REQUIRED WORK: Retype, word for word, the lines from the first line of the entries through the line that holds "showlegend=False))"; leave out the pictures.

* BEGIN GIVEN DATA *

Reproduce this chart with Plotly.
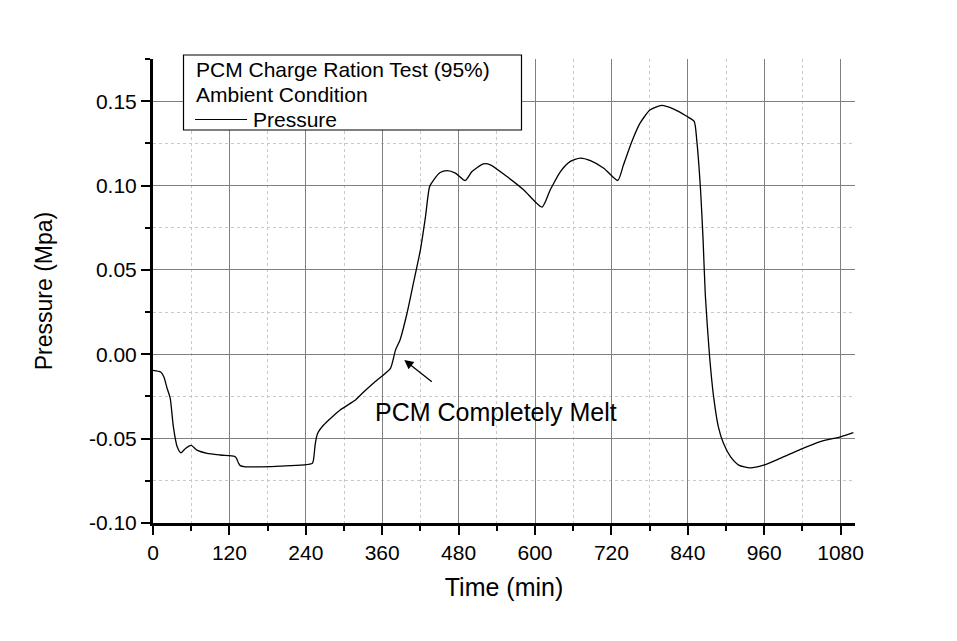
import plotly.graph_objects as go

# ---- data ----
time_min = [0, 12, 17, 22, 27, 32, 38, 44, 51, 60, 69, 85, 106, 128, 131, 134.5, 137, 145,
            169, 200, 250, 252, 255, 258.5, 268, 294, 318, 326, 346, 373, 377, 381, 388,
            399, 409, 420, 428, 434.5, 441, 451, 462, 475, 490.5, 501, 519, 530, 556, 582,
            611, 624, 640, 655, 671, 687, 708, 730, 739, 752, 765, 781, 799, 818, 839, 850,
            854, 860, 864, 867.5, 874, 880.5, 888, 896, 907, 920, 938, 959, 985, 1017,
            1048, 1080, 1100]
pressure = [-0.0095, -0.0105, -0.0133, -0.020, -0.026, -0.043, -0.0548, -0.0584, -0.0558,
            -0.054, -0.0568, -0.0587, -0.0597, -0.0605, -0.0615, -0.0647, -0.0660, -0.0667,
            -0.0667, -0.0663, -0.0647, -0.0627, -0.0528, -0.0469, -0.0419, -0.033, -0.0271,
            -0.0241, -0.0172, -0.0083, -0.0034, 0.0026, 0.0085, 0.0243, 0.0421, 0.0619,
            0.0816, 0.0994, 0.1034, 0.1077, 0.1089, 0.1074, 0.103, 0.1083, 0.1129, 0.1123,
            0.1053, 0.0975, 0.0872, 0.0975, 0.1083, 0.1142, 0.1163, 0.1148, 0.1103, 0.103,
            0.1123, 0.126, 0.137, 0.1449, 0.1475, 0.1453, 0.1409, 0.138, 0.1271, 0.0975,
            0.0678, 0.035, -0.0004, -0.0251, -0.043, -0.0528, -0.0607, -0.0657, -0.0673,
            -0.0657, -0.0617, -0.0564, -0.0518, -0.0489, -0.0465]

x_ticks = [0, 120, 240, 360, 480, 600, 720, 840, 960, 1080]
x_minor = [60, 180, 300, 420, 540, 660, 780, 900, 1020]
y_ticks = [-0.10, -0.05, 0.00, 0.05, 0.10, 0.15]
y_ticktext = ["-0.10", "-0.05", "0.00", "0.05", "0.10", "0.15"]
y_minor = [-0.075, -0.025, 0.025, 0.075, 0.125, 0.175]

legend_lines = ["PCM Charge Ration Test (95%)", "Ambient Condition", "Pressure"]
note_text = "PCM Completely Melt"
melt_point = (394.7, -0.0034)

FONT = "Liberation Sans, Arial, sans-serif"

fig = go.Figure()
fig.add_trace(go.Scatter(x=time_min, y=pressure, mode="lines", name="Pressure",
                         line=dict(color="black", width=1.3, shape="spline", smoothing=0.6),
                         showlegend=False))

# plot area geometry (pixels) for paper conversions
W, H = 957, 641
L, R, T, B = 153, 102, 59, 118
pw, ph = W - L - R, H - T - B
def px(xp):
    return (xp - L) / pw
def py(yp):
    return (H - B - yp) / ph

shapes = [
    dict(type="rect", xref="paper", yref="paper", x0=px(183.5), x1=px(521.5),
         y0=py(130), y1=py(55), line=dict(color="black", width=1.2), fillcolor="white", layer="above"),
    dict(type="line", xref="paper", yref="paper", x0=px(195), x1=px(247),
         y0=py(119.5), y1=py(119.5), line=dict(color="black", width=1.2), layer="above"),
]

annotations = [
    dict(xref="paper", yref="paper", x=px(194), y=py(69), text=legend_lines[0], showarrow=False,
         xanchor="left", yanchor="middle", font=dict(family=FONT, size=21, color="black")),
    dict(xref="paper", yref="paper", x=px(194), y=py(94), text=legend_lines[1], showarrow=False,
         xanchor="left", yanchor="middle", font=dict(family=FONT, size=21, color="black")),
    dict(xref="paper", yref="paper", x=px(251), y=py(119), text=legend_lines[2], showarrow=False,
         xanchor="left", yanchor="middle", font=dict(family=FONT, size=21, color="black")),
    dict(x=melt_point[0], y=melt_point[1], xref="x", yref="y", text="", showarrow=True,
         arrowhead=2, arrowsize=1.4, arrowwidth=1.3, arrowcolor="black", ax=29, ay=23,
         standoff=0),
    dict(x=538, y=-0.0345, xref="x", yref="y", text=note_text, showarrow=False,
         xanchor="center", yanchor="middle", font=dict(family=FONT, size=25, color="black")),
]

axis_common = dict(
    showline=True, linewidth=3, linecolor="black", mirror=False,
    ticks="outside", ticklen=9, tickwidth=2, tickcolor="black",
    showgrid=True, gridcolor="#808080", gridwidth=1, zeroline=False,
    tickfont=dict(family=FONT, size=21, color="black"),
)

fig.update_layout(
    width=W, height=H,
    margin=dict(l=L, r=R, t=T, b=B),
    paper_bgcolor="white", plot_bgcolor="white",
    font=dict(family=FONT, color="black"),
    shapes=shapes, annotations=annotations,
    xaxis=dict(
        range=[0, 1102.6], tickmode="array", tickvals=x_ticks,
        ticktext=[str(v) for v in x_ticks],
        minor=dict(tickmode="array", tickvals=x_minor, ticks="outside", ticklen=5,
                   tickwidth=2, tickcolor="black", showgrid=True, gridcolor="#c8c8c8",
                   griddash="3px,3px", gridwidth=1),
        title=dict(text="Time (min)", font=dict(family=FONT, size=25, color="black"), standoff=16),
        **axis_common,
    ),
    yaxis=dict(
        range=[-0.10, 0.175], tickmode="array", tickvals=y_ticks, ticktext=y_ticktext,
        minor=dict(tickmode="array", tickvals=y_minor, ticks="outside", ticklen=5,
                   tickwidth=2, tickcolor="black", showgrid=True, gridcolor="#c8c8c8",
                   griddash="3px,3px", gridwidth=1),
        title=dict(text="Pressure (Mpa)", font=dict(family=FONT, size=23, color="black"), standoff=30),
        **axis_common,
    ),
)

fig.write_html("out.html")
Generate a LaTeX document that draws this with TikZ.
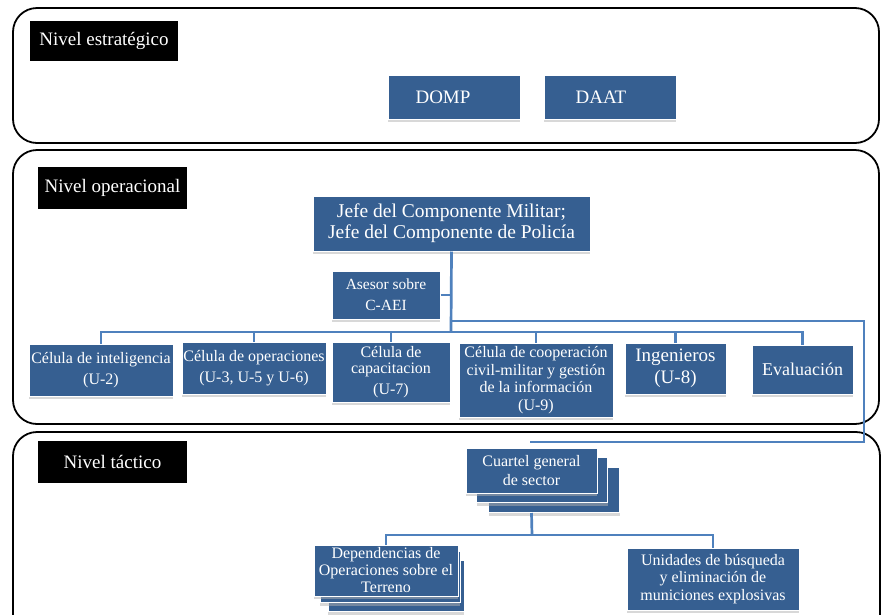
\documentclass[tikz,border=0pt]{standalone}
\usepackage{fontspec}
\setmainfont{Liberation Serif}
\usetikzlibrary{shadows}
\definecolor{boxblue}{RGB}{54,95,145}
\definecolor{lineblue}{RGB}{79,129,189}
\begin{document}
\begin{tikzpicture}[x=1pt,y=-1pt,
  panel/.style={draw=black, line width=1.8pt, rounded corners=24pt},
  lvl/.style={fill=black, text=white, inner sep=0pt},
  box/.style={fill=boxblue, draw=white, line width=1pt, text=white, align=center, inner sep=1pt,
    drop shadow={shadow xshift=0pt, shadow yshift=-3pt, fill=black!30, opacity=0.5}},
  conn/.style={draw=lineblue, line width=2.7pt}]
\useasboundingbox (0,0) rectangle (881,614);
\clip (0,0) rectangle (881,614);
\fill[white] (0,0) rectangle (881,614);

% panels
\draw[panel] (13,8) rectangle (879,143);
\draw[panel] (13,150) rectangle (879,424);
\draw[panel] (13,432) rectangle (880,640);

% level labels
\node[lvl, minimum width=148pt, minimum height=40pt, font=\fontsize{19}{21}\selectfont] (lblS) at (104,41) {Nivel estratégico};
\node[lvl, minimum width=149pt, minimum height=42pt, font=\fontsize{19}{21}\selectfont] (lblO) at (112.5,188) {Nivel operacional};
\node[lvl, minimum width=149pt, minimum height=42pt, font=\fontsize{19}{21}\selectfont] (lblT) at (112.5,462) {Nivel táctico};

% strategic
\node[box, minimum width=132pt, minimum height=44pt, font=\fontsize{19}{21}\selectfont] (domp) at (454,97) {\hspace*{-22pt}DOMP};
\node[box, minimum width=132pt, minimum height=44pt, font=\fontsize{19}{21}\selectfont] (daat) at (610,97) {\hspace*{-18pt}DAAT};

% operational
\node[box, minimum width=277pt, minimum height=55pt, font=\fontsize{19.5}{21}\selectfont] (jefe) at (451.5,223.5) {Jefe del Componente Militar;\\Jefe del Componente de Policía};
\node[box, minimum width=108pt, minimum height=48pt, font=\fontsize{15.5}{21}\selectfont] (ases) at (386,295) {Asesor sobre\\C-AEI};
\node[box, minimum width=144pt, minimum height=52pt, font=\fontsize{16}{21}\selectfont] (int) at (101,370) {Célula de inteligencia\\(U-2)};
\node[box, minimum width=144pt, minimum height=52pt, font=\fontsize{16}{21}\selectfont] (ops) at (254,368) {Célula de operaciones\\(U-3, U-5 y U-6)};
\node[box, minimum width=118pt, minimum height=60pt, font=\fontsize{16}{16.5}\selectfont] (cap) at (391,372) {Célula de\\capacitacion\\[4pt](U-7)};
\node[box, minimum width=154pt, minimum height=74pt, font=\fontsize{16}{17.5}\selectfont] (coop) at (536,380) {Célula de cooperación\\civil-militar y gestión\\de la información\\(U-9)};
\node[box, minimum width=101pt, minimum height=51pt, font=\fontsize{19}{22}\selectfont] (ing) at (675.5,368.5) {Ingenieros\\(U-8)};
\node[box, minimum width=101pt, minimum height=49pt, font=\fontsize{18}{21}\selectfont] (eval) at (802.5,369.5) {Evaluación};

% operational connectors
\coordinate (busC) at (451,332);
\coordinate (cor1) at (864,321);
\coordinate (cor2) at (864,442);
\coordinate (endT) at (530,442);
\draw[conn] (jefe.south) -- (busC);
\draw[conn] (ases.east) -- (ases.east -| jefe.south);
\draw[conn] (int.north) |- (eval.north |- busC) -- (eval.north);
\foreach \n in {ops,cap,coop,ing} \draw[conn] (\n.north) -- (\n.north |- busC);
\draw[conn] (jefe.south |- cor1) -- (cor1) -- (cor2) -- (endT);

% tactical
\node[box, minimum width=131pt, minimum height=45pt] (cg3) at (554,490) {};
\node[box, minimum width=131pt, minimum height=45pt] (cg2) at (542,480) {};
\node[box, minimum width=131pt, minimum height=45pt, font=\fontsize{16}{19}\selectfont] (cg1) at (531.5,470.5) {Cuartel general\\de sector};
\node[box, minimum width=136pt, minimum height=51pt] (dep3) at (396,586) {};
\node[box, minimum width=140pt, minimum height=51pt] (dep2) at (390,577) {};
\node[box, minimum width=144pt, minimum height=51pt, font=\fontsize{16}{17}\selectfont] (dep) at (386,570.5) {Dependencias de\\Operaciones sobre el\\Terreno};
\node[box, minimum width=172pt, minimum height=62pt, font=\fontsize{16}{17.5}\selectfont] (uni) at (713,579) {Unidades de búsqueda\\y eliminación de\\municiones explosivas};

\coordinate (busT) at (532,535);
\draw[conn] (cg1.south |- cg3.south) -- (busT);
\draw[conn] (dep.north) |- (busT) -| (uni.north);
\end{tikzpicture}
\end{document}
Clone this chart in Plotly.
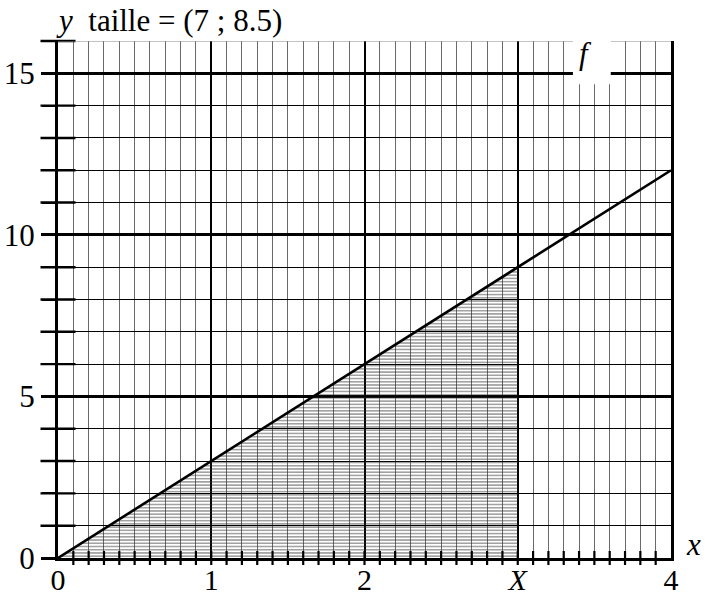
import numpy as np
import plotly.graph_objects as go

# Function f(x) = 3x drawn over [0, 4]
f_x = [0, 4]
f_y = [0, 12]

# Integration area under f from 0 to X
X = 3
area_x = [0, X]
area_y = [0, 9]

# Axis tick labels
x_tickvals = [0, 1, 2, 3, 4]
x_ticktext = ["0", "1", "2", "<i>X</i>", "4"]
y_tickvals = [0, 5, 10, 15]
y_ticktext = ["0", "5", "10", "15"]

# Crossing tick marks on both axes
x_minor_ticks = [round(0.1 * k, 1) for k in range(1, 40)]
y_minor_ticks = [k for k in range(1, 17) if k % 5 != 0]

title_text = "<i>y</i>&nbsp;&nbsp;taille = (7 ; 8.5)"

FONT = "Liberation Serif, Times New Roman, serif"
FS = 31

fig = go.Figure()

# hatched area
fig.add_trace(go.Scatter(
    x=area_x, y=area_y, mode="lines", fill="tozeroy",
    line=dict(width=0, color="rgba(0,0,0,0)"),
    fillcolor="rgba(0,0,0,0)",
    fillpattern=dict(shape="-", size=3.23, solidity=0.45,
                     fgcolor="#303030", bgcolor="rgba(0,0,0,0)"),
    hoverinfo="skip", showlegend=False,
))

# the function
fig.add_trace(go.Scatter(
    x=f_x, y=f_y, mode="lines",
    line=dict(color="black", width=2.6),
    showlegend=False, cliponaxis=False,
))

# tick marks crossing the x axis
fig.add_trace(go.Scatter(
    x=x_minor_ticks, y=[0] * len(x_minor_ticks), mode="markers",
    marker=dict(symbol="line-ns", size=10, line=dict(color="black", width=2.2)),
    showlegend=False, cliponaxis=False, hoverinfo="skip",
))

# tick marks crossing the y axis
fig.add_trace(go.Scatter(
    x=[0] * len(y_minor_ticks), y=y_minor_ticks, mode="markers",
    marker=dict(symbol="line-ew", size=25, line=dict(color="black", width=2.4)),
    showlegend=False, cliponaxis=False, hoverinfo="skip",
))

fig.update_layout(
    width=707, height=595,
    margin=dict(l=58, r=36, t=41, b=37, autoexpand=False),
    paper_bgcolor="white", plot_bgcolor="white",
    font=dict(family=FONT, size=FS, color="black"),
    showlegend=False,
)

fig.update_xaxes(
    range=[0, 4], tickvals=x_tickvals, ticktext=x_ticktext,
    automargin=False,
    showgrid=True, gridcolor="black", gridwidth=2,
    ticks="", ticklabelstandoff=-7,
    showline=True, linecolor="black", linewidth=3,
    zeroline=False,
    minor=dict(dtick=0.1, showgrid=True, gridcolor="#6a6a6a", gridwidth=1.2,
               ticks=""),
    tickfont=dict(family=FONT, size=30),
)

fig.update_yaxes(
    range=[0, 16], tickvals=y_tickvals, ticktext=y_ticktext,
    automargin=False,
    showgrid=True, gridcolor="black", gridwidth=2.5,
    ticks="outside", ticklen=14, tickwidth=2.5, tickcolor="black",
    showline=True, linecolor="black", linewidth=3, mirror=True,
    zeroline=False,
    minor=dict(dtick=1, showgrid=True, gridcolor="black", gridwidth=1,
               ticks="outside", ticklen=13, tickwidth=2.4, tickcolor="black"),
    tickfont=dict(family=FONT, size=FS),
)

# gray top edge
fig.add_shape(type="line", xref="x", yref="y", x0=0, x1=4, y0=16, y1=16,
              line=dict(color="#8a8a8a", width=1))

# white box behind the function label
fig.add_shape(type="rect", xref="x", yref="paper", x0=3.36, x1=3.607,
              y0=0.9165, y1=1.003, fillcolor="white", line=dict(width=0),
              layer="above")

# title
fig.add_annotation(
    xref="paper", yref="paper", x=0, y=1, xanchor="left", yanchor="bottom",
    text=title_text, showarrow=False, xshift=-4, yshift=1,
    font=dict(family=FONT, size=FS, color="black"),
)

# x axis name
fig.add_annotation(
    xref="paper", yref="y", x=1, y=0, xanchor="left", yanchor="bottom",
    text="<i>x</i>", showarrow=False, xshift=13, yshift=-6,
    font=dict(family=FONT, size=FS, color="black"),
)

# function label
fig.add_annotation(
    xref="x", yref="paper", x=3.44, y=1.0, xanchor="center", yanchor="top",
    text="<i>f</i>", showarrow=False, yshift=7,
    font=dict(family=FONT, size=FS, color="black"),
)

fig.write_html("out.html")
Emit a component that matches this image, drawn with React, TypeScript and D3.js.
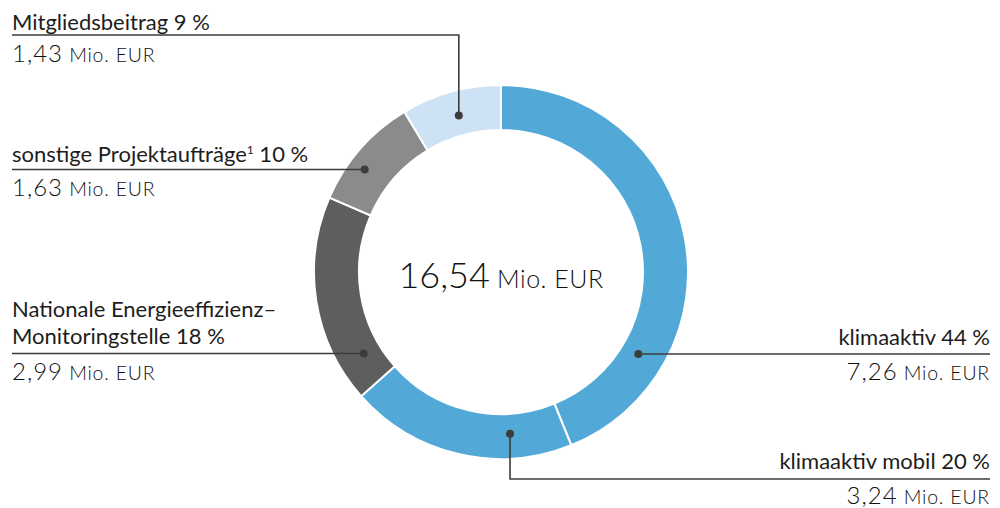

* END GIVEN DATA *

COMPLETE ANSWER:
Reproduce this chart with Plotly.
import plotly.graph_objects as go

# ---- data ----
time_min = [0, 12, 17, 22, 27, 32, 38, 44, 51, 60, 69, 85, 106, 128, 131, 134.5, 137, 145,
            169, 200, 250, 252, 255, 258.5, 268, 294, 318, 326, 346, 373, 377, 381, 388,
            399, 409, 420, 428, 434.5, 441, 451, 462, 475, 490.5, 501, 519, 530, 556, 582,
            611, 624, 640, 655, 671, 687, 708, 730, 739, 752, 765, 781, 799, 818, 839, 850,
            854, 860, 864, 867.5, 874, 880.5, 888, 896, 907, 920, 938, 959, 985, 1017,
            1048, 1080, 1100]
pressure = [-0.0095, -0.0105, -0.0133, -0.020, -0.026, -0.043, -0.0548, -0.0584, -0.0558,
            -0.054, -0.0568, -0.0587, -0.0597, -0.0605, -0.0615, -0.0647, -0.0660, -0.0667,
            -0.0667, -0.0663, -0.0647, -0.0627, -0.0528, -0.0469, -0.0419, -0.033, -0.0271,
            -0.0241, -0.0172, -0.0083, -0.0034, 0.0026, 0.0085, 0.0243, 0.0421, 0.0619,
            0.0816, 0.0994, 0.1034, 0.1077, 0.1089, 0.1074, 0.103, 0.1083, 0.1129, 0.1123,
            0.1053, 0.0975, 0.0872, 0.0975, 0.1083, 0.1142, 0.1163, 0.1148, 0.1103, 0.103,
            0.1123, 0.126, 0.137, 0.1449, 0.1475, 0.1453, 0.1409, 0.138, 0.1271, 0.0975,
            0.0678, 0.035, -0.0004, -0.0251, -0.043, -0.0528, -0.0607, -0.0657, -0.0673,
            -0.0657, -0.0617, -0.0564, -0.0518, -0.0489, -0.0465]

x_ticks = [0, 120, 240, 360, 480, 600, 720, 840, 960, 1080]
x_minor = [60, 180, 300, 420, 540, 660, 780, 900, 1020]
y_ticks = [-0.10, -0.05, 0.00, 0.05, 0.10, 0.15]
y_ticktext = ["-0.10", "-0.05", "0.00", "0.05", "0.10", "0.15"]
y_minor = [-0.075, -0.025, 0.025, 0.075, 0.125, 0.175]

legend_lines = ["PCM Charge Ration Test (95%)", "Ambient Condition", "Pressure"]
note_text = "PCM Completely Melt"
melt_point = (394.7, -0.0034)

FONT = "Liberation Sans, Arial, sans-serif"

fig = go.Figure()
fig.add_trace(go.Scatter(x=time_min, y=pressure, mode="lines", name="Pressure",
                         line=dict(color="black", width=1.3, shape="spline", smoothing=0.6),
                         showlegend=False))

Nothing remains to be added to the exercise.